§ **Aim**
Exactly the lines from the one containing "Reproduce this chart with Observable Plot." through the one containing "const lastCat = [categories[categories.length" are to be returned, please, without any pictures.

§ **Information given**
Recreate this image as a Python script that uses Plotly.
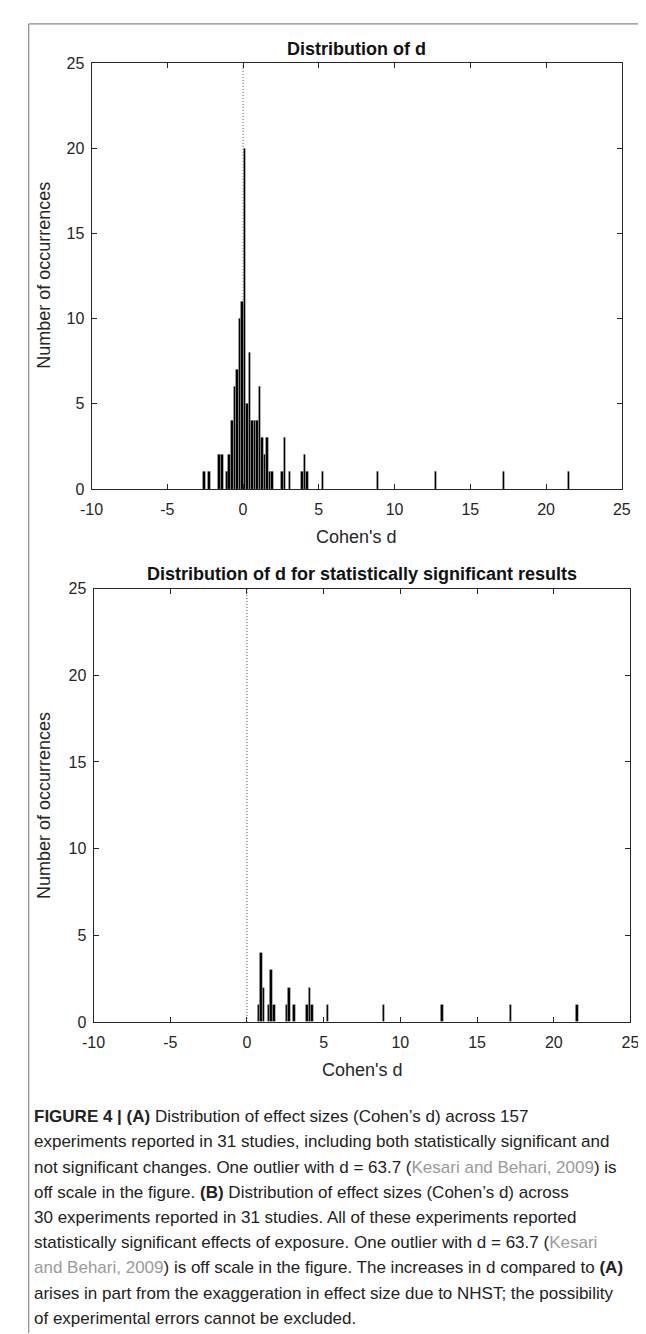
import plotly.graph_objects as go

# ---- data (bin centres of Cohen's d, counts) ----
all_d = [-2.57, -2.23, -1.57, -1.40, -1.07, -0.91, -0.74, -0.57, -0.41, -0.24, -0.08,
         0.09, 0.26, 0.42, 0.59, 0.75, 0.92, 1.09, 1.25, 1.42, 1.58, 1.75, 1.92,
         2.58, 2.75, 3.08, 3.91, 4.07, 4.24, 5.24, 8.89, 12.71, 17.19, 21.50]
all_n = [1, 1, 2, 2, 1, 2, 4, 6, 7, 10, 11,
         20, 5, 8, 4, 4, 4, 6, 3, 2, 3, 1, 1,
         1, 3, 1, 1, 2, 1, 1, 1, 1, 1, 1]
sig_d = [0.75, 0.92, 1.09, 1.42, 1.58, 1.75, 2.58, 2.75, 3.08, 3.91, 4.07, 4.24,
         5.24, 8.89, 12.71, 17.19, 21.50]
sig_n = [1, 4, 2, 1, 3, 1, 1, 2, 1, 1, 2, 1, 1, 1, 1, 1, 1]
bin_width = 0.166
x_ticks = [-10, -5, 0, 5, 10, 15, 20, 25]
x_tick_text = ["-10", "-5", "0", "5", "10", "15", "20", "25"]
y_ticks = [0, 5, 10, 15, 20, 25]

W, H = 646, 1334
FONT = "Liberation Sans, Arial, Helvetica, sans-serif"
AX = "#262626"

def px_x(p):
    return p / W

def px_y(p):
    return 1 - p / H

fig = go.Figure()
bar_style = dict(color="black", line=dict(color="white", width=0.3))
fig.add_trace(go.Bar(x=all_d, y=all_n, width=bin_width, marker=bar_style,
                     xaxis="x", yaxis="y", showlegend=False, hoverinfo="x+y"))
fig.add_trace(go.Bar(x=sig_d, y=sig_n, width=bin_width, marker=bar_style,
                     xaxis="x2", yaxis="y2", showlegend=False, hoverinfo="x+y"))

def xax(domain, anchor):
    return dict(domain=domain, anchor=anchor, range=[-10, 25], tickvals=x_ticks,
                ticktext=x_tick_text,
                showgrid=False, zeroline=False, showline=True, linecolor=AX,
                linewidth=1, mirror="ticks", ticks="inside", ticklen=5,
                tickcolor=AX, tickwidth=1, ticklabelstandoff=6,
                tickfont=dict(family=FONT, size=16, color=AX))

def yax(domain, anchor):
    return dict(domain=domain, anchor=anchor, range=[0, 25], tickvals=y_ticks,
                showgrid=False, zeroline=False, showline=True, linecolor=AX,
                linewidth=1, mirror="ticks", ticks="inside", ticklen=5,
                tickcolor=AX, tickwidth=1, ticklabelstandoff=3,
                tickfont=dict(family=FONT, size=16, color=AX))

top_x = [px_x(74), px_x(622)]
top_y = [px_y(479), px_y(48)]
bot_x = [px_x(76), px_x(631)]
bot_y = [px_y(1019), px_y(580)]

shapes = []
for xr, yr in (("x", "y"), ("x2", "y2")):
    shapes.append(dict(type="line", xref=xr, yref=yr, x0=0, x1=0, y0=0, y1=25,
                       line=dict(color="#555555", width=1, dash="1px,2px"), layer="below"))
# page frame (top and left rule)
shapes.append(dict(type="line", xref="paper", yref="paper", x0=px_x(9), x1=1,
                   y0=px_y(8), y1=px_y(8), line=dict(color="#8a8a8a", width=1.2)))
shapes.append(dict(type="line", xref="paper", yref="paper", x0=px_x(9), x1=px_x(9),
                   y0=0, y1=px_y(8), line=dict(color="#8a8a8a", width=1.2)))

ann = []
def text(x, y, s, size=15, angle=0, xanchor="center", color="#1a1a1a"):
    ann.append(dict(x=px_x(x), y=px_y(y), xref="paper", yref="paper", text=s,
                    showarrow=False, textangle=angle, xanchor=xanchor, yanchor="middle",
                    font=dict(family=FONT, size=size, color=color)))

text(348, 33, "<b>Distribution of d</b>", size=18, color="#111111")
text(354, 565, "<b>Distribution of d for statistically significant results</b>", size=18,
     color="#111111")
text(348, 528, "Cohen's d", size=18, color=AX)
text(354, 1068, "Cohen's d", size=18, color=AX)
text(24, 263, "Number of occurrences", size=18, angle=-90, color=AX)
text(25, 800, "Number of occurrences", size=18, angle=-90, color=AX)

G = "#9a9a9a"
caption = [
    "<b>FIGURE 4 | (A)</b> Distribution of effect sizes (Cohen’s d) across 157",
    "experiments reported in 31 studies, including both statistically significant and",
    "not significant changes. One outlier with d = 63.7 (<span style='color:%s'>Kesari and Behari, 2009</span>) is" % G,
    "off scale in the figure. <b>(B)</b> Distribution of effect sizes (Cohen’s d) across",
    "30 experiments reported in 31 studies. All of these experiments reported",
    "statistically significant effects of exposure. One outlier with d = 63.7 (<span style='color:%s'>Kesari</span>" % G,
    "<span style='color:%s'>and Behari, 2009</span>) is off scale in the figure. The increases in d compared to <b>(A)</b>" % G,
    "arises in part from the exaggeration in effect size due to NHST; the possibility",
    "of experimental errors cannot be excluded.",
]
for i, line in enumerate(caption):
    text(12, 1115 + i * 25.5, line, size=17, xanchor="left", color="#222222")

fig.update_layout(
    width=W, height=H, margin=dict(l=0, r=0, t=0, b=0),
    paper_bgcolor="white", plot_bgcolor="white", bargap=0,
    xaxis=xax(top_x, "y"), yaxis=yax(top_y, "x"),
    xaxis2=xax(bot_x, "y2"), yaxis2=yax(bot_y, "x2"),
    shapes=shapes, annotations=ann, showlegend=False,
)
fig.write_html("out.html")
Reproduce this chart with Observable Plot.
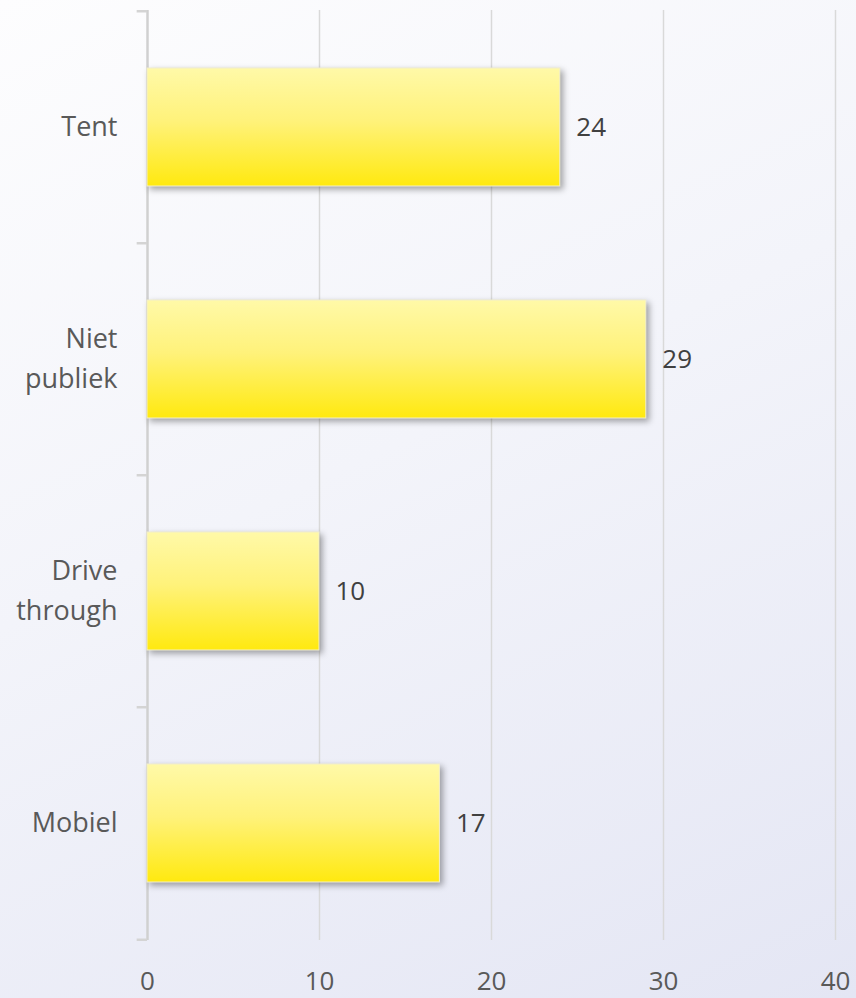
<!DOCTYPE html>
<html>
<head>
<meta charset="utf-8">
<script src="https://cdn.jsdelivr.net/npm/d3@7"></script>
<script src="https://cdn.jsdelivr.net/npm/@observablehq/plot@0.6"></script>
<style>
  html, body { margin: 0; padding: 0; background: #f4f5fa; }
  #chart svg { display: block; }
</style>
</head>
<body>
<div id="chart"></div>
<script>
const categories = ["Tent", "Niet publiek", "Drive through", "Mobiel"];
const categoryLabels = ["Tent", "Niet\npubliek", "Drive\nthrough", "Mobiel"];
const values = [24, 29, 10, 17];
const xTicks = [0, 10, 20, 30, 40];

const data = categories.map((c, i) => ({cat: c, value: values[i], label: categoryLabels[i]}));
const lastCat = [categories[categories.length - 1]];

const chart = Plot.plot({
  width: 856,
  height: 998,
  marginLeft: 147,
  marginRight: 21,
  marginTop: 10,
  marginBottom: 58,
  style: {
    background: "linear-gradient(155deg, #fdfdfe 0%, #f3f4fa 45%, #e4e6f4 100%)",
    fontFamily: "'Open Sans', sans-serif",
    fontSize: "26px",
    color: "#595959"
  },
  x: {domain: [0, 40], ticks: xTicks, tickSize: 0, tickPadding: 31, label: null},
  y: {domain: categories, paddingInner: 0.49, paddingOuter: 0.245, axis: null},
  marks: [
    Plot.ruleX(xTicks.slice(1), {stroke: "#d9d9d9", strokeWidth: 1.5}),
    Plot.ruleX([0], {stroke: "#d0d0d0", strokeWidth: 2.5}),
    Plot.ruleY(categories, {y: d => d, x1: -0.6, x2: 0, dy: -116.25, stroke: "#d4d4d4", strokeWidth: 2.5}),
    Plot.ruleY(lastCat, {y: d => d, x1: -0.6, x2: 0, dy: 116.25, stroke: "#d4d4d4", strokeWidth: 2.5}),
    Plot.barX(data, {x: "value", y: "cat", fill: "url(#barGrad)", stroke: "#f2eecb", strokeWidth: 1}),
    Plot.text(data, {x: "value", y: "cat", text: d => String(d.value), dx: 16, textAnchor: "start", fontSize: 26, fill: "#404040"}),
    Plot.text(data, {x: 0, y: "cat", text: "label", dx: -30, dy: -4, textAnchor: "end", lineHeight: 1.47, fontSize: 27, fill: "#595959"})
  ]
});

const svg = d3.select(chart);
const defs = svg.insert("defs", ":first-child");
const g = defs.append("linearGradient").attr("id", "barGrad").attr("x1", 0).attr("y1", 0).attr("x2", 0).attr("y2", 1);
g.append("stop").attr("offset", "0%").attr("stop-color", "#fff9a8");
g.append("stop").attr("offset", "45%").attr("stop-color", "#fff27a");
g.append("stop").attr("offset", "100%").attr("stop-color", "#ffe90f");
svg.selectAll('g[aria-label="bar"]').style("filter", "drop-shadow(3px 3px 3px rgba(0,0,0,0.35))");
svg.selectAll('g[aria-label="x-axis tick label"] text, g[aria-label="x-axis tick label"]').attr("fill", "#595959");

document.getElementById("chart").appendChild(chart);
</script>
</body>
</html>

---

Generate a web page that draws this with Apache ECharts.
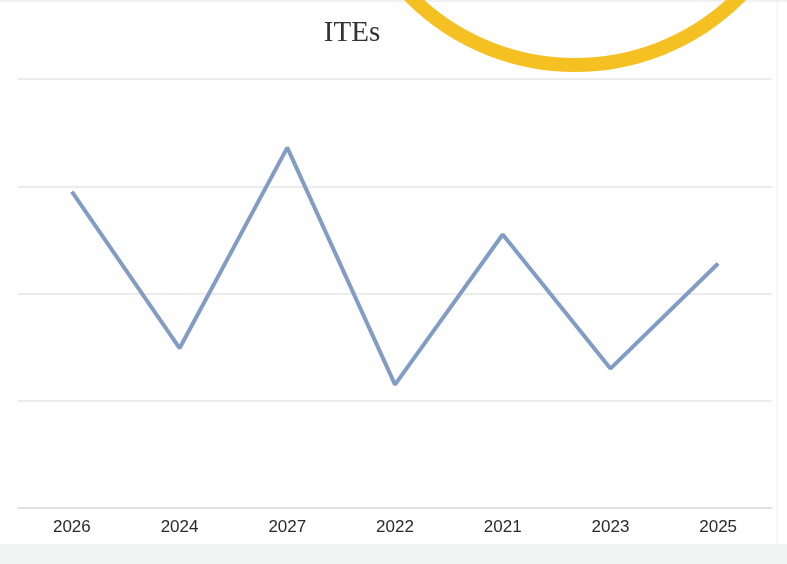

§ **Task response**
Reproduce this chart with Observable Plot.
<!DOCTYPE html>
<html>
<head>
<meta charset="utf-8">
<script src="https://cdn.jsdelivr.net/npm/d3@7"></script>
<script src="https://cdn.jsdelivr.net/npm/@observablehq/plot@0.6"></script>
<style>
  html, body { margin: 0; padding: 0; background: #f4f5fa; }
  #chart svg { display: block; }
</style>
</head>
<body>
<div id="chart"></div>
<script>
const categories = ["Tent", "Niet publiek", "Drive through", "Mobiel"];
const categoryLabels = ["Tent", "Niet\npubliek", "Drive\nthrough", "Mobiel"];
const values = [24, 29, 10, 17];
const xTicks = [0, 10, 20, 30, 40];

const data = categories.map((c, i) => ({cat: c, value: values[i], label: categoryLabels[i]}));
const lastCat = [categories[categories.length - 1]];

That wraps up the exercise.